## Task details:
Locate all lines with the word "React". Copy them.

## Data lines:
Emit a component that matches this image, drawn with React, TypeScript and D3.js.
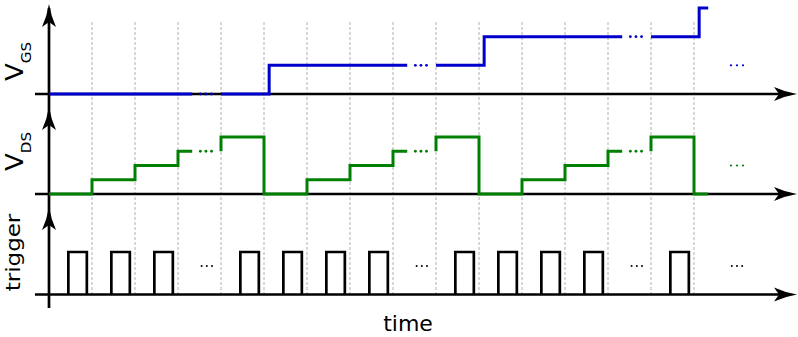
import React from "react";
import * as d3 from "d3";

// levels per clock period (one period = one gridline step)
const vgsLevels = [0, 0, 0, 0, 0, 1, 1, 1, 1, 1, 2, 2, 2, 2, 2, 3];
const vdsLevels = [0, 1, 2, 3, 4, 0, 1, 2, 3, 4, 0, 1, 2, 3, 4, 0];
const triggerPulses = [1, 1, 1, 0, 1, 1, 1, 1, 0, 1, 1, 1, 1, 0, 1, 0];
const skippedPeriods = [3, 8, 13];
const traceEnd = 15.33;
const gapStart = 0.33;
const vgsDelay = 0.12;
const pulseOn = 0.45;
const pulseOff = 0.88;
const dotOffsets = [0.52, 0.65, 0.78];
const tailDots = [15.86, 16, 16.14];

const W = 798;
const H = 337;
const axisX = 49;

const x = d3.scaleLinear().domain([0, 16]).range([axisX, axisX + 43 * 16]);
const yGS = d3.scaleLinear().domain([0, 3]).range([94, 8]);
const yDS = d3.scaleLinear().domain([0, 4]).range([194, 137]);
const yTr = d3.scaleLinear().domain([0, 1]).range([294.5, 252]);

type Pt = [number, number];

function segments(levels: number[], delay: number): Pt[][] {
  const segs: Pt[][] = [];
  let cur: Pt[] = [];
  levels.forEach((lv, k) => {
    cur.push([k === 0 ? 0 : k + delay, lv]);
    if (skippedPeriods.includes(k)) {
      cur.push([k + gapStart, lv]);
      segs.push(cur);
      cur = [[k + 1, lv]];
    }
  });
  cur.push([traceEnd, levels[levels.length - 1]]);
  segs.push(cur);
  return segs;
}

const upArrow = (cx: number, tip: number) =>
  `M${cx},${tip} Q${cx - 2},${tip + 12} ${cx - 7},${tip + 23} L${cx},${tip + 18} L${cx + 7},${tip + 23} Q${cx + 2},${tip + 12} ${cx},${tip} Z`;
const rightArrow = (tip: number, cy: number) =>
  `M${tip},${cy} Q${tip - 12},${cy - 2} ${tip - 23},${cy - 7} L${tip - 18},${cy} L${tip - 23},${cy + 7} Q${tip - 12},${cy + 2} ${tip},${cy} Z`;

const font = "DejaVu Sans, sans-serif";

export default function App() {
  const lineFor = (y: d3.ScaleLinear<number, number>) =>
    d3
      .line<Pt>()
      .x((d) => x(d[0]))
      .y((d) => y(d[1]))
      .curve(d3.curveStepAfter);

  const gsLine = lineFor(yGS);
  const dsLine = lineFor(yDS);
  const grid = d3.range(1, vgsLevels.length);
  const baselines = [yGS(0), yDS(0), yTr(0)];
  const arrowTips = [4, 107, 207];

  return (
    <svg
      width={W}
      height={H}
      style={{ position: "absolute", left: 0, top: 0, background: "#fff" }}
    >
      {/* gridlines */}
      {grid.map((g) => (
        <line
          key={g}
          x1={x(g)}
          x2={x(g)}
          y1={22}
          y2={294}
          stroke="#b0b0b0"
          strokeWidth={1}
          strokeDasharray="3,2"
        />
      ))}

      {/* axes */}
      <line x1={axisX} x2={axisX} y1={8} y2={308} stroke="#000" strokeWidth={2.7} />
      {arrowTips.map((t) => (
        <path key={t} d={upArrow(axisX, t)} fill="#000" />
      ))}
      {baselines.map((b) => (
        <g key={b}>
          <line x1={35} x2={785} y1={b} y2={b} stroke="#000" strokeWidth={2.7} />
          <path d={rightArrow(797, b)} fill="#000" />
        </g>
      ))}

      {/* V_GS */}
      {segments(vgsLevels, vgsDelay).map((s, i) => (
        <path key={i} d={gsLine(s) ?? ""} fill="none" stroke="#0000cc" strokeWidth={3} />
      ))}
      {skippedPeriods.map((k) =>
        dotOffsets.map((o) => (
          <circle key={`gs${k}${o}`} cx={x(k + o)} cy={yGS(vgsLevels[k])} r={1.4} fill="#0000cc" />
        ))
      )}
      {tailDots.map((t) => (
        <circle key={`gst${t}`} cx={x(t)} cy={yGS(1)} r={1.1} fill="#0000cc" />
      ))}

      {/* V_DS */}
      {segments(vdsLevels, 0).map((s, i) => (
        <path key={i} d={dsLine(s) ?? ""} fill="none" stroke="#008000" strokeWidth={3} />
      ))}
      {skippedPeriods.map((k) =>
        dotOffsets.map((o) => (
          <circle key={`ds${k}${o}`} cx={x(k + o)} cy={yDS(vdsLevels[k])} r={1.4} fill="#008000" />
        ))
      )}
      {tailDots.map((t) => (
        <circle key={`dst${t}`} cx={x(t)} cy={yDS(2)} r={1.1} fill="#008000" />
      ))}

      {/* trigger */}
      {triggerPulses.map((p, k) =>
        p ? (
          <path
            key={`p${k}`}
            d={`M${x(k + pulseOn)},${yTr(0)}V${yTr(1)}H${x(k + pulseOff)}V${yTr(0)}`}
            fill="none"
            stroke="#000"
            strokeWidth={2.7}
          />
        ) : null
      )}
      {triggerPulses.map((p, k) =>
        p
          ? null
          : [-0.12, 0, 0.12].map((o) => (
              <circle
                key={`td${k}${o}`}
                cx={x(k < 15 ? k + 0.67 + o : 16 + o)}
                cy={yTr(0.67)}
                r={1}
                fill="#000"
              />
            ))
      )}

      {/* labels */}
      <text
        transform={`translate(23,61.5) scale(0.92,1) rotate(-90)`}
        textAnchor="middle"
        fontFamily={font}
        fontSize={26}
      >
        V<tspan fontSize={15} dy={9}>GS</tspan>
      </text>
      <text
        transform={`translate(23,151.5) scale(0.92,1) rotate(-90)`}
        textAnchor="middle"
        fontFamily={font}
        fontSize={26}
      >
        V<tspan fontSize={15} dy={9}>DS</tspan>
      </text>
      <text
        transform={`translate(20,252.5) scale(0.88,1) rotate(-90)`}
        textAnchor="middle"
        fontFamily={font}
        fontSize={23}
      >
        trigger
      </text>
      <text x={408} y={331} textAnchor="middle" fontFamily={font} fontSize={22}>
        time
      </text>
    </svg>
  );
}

## Response:
Emit a component that matches this image, drawn with React, TypeScript and D3.js.
import React from "react";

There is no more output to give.